### GIVEN INFORMATION

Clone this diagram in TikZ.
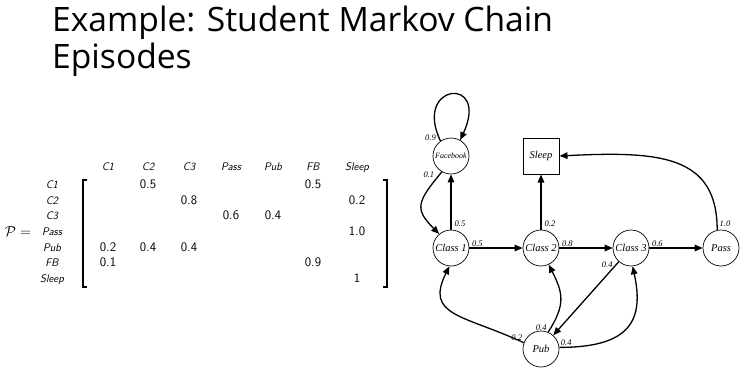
\documentclass[tikz,border=0pt]{standalone}
\usepackage{amsmath,amssymb}
\usepackage{fontspec}
\usepackage{tikz}
\usetikzlibrary{positioning,arrows.meta}
\newfontfamily\titlefont{Open Sans}
\newfontfamily\chainfont{Liberation Serif}

\begin{document}
\begin{tikzpicture}[x=1pt,y=1pt,>={Triangle[length=8pt,width=6.5pt]},
  state/.style={draw,circle,line width=0.7pt,minimum size=36pt,inner sep=0pt,font=\chainfont\itshape\fontsize{10.5}{12}\selectfont},
  link/.style={->,line width=1.3pt},
  prob/.style={font=\chainfont\itshape\fontsize{8.5}{10}\selectfont,inner sep=1pt},
  lab/.style={anchor=base,inner sep=0pt,font=\sffamily\itshape\fontsize{11}{13}\selectfont},
  entry/.style={anchor=base,inner sep=0pt,font=\sffamily\fontsize{13}{15}\selectfont},
  heading/.style={anchor=base west,inner sep=0pt,font=\titlefont\fontsize{33.6}{36}\selectfont}]
\useasboundingbox (0,0) rectangle (746,373);
% title
\node[heading] (title1) at (52,341) {Example: Student Markov Chain};
\node[heading] (title2) at (52,305) {Episodes};
% transition matrix
\node[font=\fontsize{14}{16}\selectfont,inner sep=0pt] (P) at (18,141) {$\mathcal{P} =$};
\foreach \lab/\x [count=\i] in {C1/108,C2/148,C3/189,Pass/231,Pub/273,FB/313,Sleep/357} {
  \node[lab] (col\i) at (\x,202.3) {\lab};
  \node[lab] (row\i) at (52,{200.4-15.73*\i}) {\lab};
}
\foreach \r/\c/\v in {1/2/0.5,1/6/0.5,2/3/0.8,2/7/0.2,3/4/0.6,3/5/0.4,4/7/1.0,5/1/0.2,5/2/0.4,5/3/0.4,6/1/0.1,6/6/0.9,7/7/1}
  \node[entry] (e\r\c) at (col\c.base |- row\r.base) {\v};
\draw[line width=1.1pt] (87,193) -- (83,193) -- (83,86) -- (87,86);
\draw[line width=1.1pt] (383,193) -- (387,193) -- (387,86) -- (383,86);
% chain
\node[state] (fb) at (451,217) {\fontsize{8}{9}\selectfont Facebook};
\node[draw,line width=1pt,minimum size=36pt,inner sep=0pt,font=\chainfont\itshape\fontsize{10.5}{12}\selectfont] (sleep) at (541,217) {Sleep};
\node[state] (c1) at (451,125) {Class 1};
\node[state] (c2) at (541,125) {Class 2};
\node[state] (c3) at (631,125) {Class 3};
\node[state] (pass) at (721,125) {Pass};
\node[state] (pub) at (541,24) {Pub};
\draw[link] (fb.125) .. controls +(-28,58) and +(30,65) .. (fb.60) node[pos=0,prob,anchor=east,xshift=-3pt,yshift=3pt] {0.9};
\draw[link] (fb.240) .. controls +(-25,-30) and +(-25,25) .. (c1.130) node[pos=0,prob,anchor=east,xshift=-6pt,yshift=-3pt] {0.1};
\draw[link] (c1) -- (fb) node[pos=0.1,prob,right=2pt] {0.5};
\draw[link] (c2) -- (sleep) node[pos=0.1,prob,right=2pt] {0.2};
\draw[link] (pass.102) .. controls +(0,75) and +(100,5) .. (sleep.east) node[pos=0.03,prob,right=1pt] {1.0};
\draw[link] (c1) -- (c2) node[pos=0.15,prob,above] {0.5};
\draw[link] (c2) -- (c3) node[pos=0.15,prob,above] {0.8};
\draw[link] (c3) -- (pass) node[pos=0.15,prob,above] {0.6};
\draw[link] (c3) -- (pub) node[pos=0.04,prob,left=2pt] {0.4};
\draw[link] (pub.160) .. controls +(-60,28) and +(-25,-50) .. (c1.265) node[pos=0,prob,above left] {0.2};
\draw[link] (pub.67) .. controls +(18,28) and +(14,-28) .. (c2.295) node[pos=0,prob,above left] {0.4};
\draw[link] (pub.5) .. controls +(70,0) and +(12,-55) .. (c3.275) node[pos=0,prob,above right] {0.4};
\end{tikzpicture}
\end{document}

### TASK DIRECTIONS
All of the material above is to be copied exactly, except for its images.

### TASK ANSWER
Clone this diagram in TikZ.
\documentclass[tikz,border=0pt]{standalone}
\usepackage{amsmath,amssymb}
\usepackage{fontspec}
\usepackage{tikz}
\usetikzlibrary{positioning,arrows.meta}
\newfontfamily\titlefont{Open Sans}
\newfontfamily\chainfont{Liberation Serif}

\begin{document}
\begin{tikzpicture}[x=1pt,y=1pt,>={Triangle[length=8pt,width=6.5pt]},
  state/.style={draw,circle,line width=0.7pt,minimum size=36pt,inner sep=0pt,font=\chainfont\itshape\fontsize{10.5}{12}\selectfont},
  link/.style={->,line width=1.3pt},
  prob/.style={font=\chainfont\itshape\fontsize{8.5}{10}\selectfont,inner sep=1pt},
  lab/.style={anchor=base,inner sep=0pt,font=\sffamily\itshape\fontsize{11}{13}\selectfont},
  entry/.style={anchor=base,inner sep=0pt,font=\sffamily\fontsize{13}{15}\selectfont},
  heading/.style={anchor=base west,inner sep=0pt,font=\titlefont\fontsize{33.6}{36}\selectfont}]
\useasboundingbox (0,0) rectangle (746,373);
% title
\node[heading] (title1) at (52,341) {Example: Student Markov Chain};
\node[heading] (title2) at (52,305) {Episodes};
% transition matrix
\node[font=\fontsize{14}{16}\selectfont,inner sep=0pt] (P) at (18,141) {$\mathcal{P} =$};
\foreach \lab/\x [count=\i] in {C1/108,C2/148,C3/189,Pass/231,Pub/273,FB/313,Sleep/357} {
  \node[lab] (col\i) at (\x,202.3) {\lab};
  \node[lab] (row\i) at (52,{200.4-15.73*\i}) {\lab};
}
\foreach \r/\c/\v in {1/2/0.5,1/6/0.5,2/3/0.8,2/7/0.2,3/4/0.6,3/5/0.4,4/7/1.0,5/1/0.2,5/2/0.4,5/3/0.4,6/1/0.1,6/6/0.9,7/7/1}
  \node[entry] (e\r\c) at (col\c.base |- row\r.base) {\v};
\draw[line width=1.1pt] (87,193) -- (83,193) -- (83,86) -- (87,86);
\draw[line width=1.1pt] (383,193) -- (387,193) -- (387,86) -- (383,86);
% chain
\node[state] (fb) at (451,217) {\fontsize{8}{9}\selectfont Facebook};
\node[draw,line width=1pt,minimum size=36pt,inner sep=0pt,font=\chainfont\itshape\fontsize{10.5}{12}\selectfont] (sleep) at (541,217) {Sleep};
\node[state] (c1) at (451,125) {Class 1};
\node[state] (c2) at (541,125) {Class 2};
\node[state] (c3) at (631,125) {Class 3};
\node[state] (pass) at (721,125) {Pass};
\node[state] (pub) at (541,24) {Pub};
\draw[link] (fb.125) .. controls +(-28,58) and +(30,65) .. (fb.60) node[pos=0,prob,anchor=east,xshift=-3pt,yshift=3pt] {0.9};
\draw[link] (fb.240) .. controls +(-25,-30) and +(-25,25) .. (c1.130) node[pos=0,prob,anchor=east,xshift=-6pt,yshift=-3pt] {0.1};
\draw[link] (c1) -- (fb) node[pos=0.1,prob,right=2pt] {0.5};
\draw[link] (c2) -- (sleep) node[pos=0.1,prob,right=2pt] {0.2};
\draw[link] (pass.102) .. controls +(0,75) and +(100,5) .. (sleep.east) node[pos=0.03,prob,right=1pt] {1.0};
\draw[link] (c1) -- (c2) node[pos=0.15,prob,above] {0.5};
\draw[link] (c2) -- (c3) node[pos=0.15,prob,above] {0.8};
\draw[link] (c3) -- (pass) node[pos=0.15,prob,above] {0.6};
\draw[link] (c3) -- (pub) node[pos=0.04,prob,left=2pt] {0.4};
\draw[link] (pub.160) .. controls +(-60,28) and +(-25,-50) .. (c1.265) node[pos=0,prob,above left] {0.2};
\draw[link] (pub.67) .. controls +(18,28) and +(14,-28) .. (c2.295) node[pos=0,prob,above left] {0.4};
\draw[link] (pub.5) .. controls +(70,0) and +(12,-55) .. (c3.275) node[pos=0,prob,above right] {0.4};
\end{tikzpicture}
\end{document}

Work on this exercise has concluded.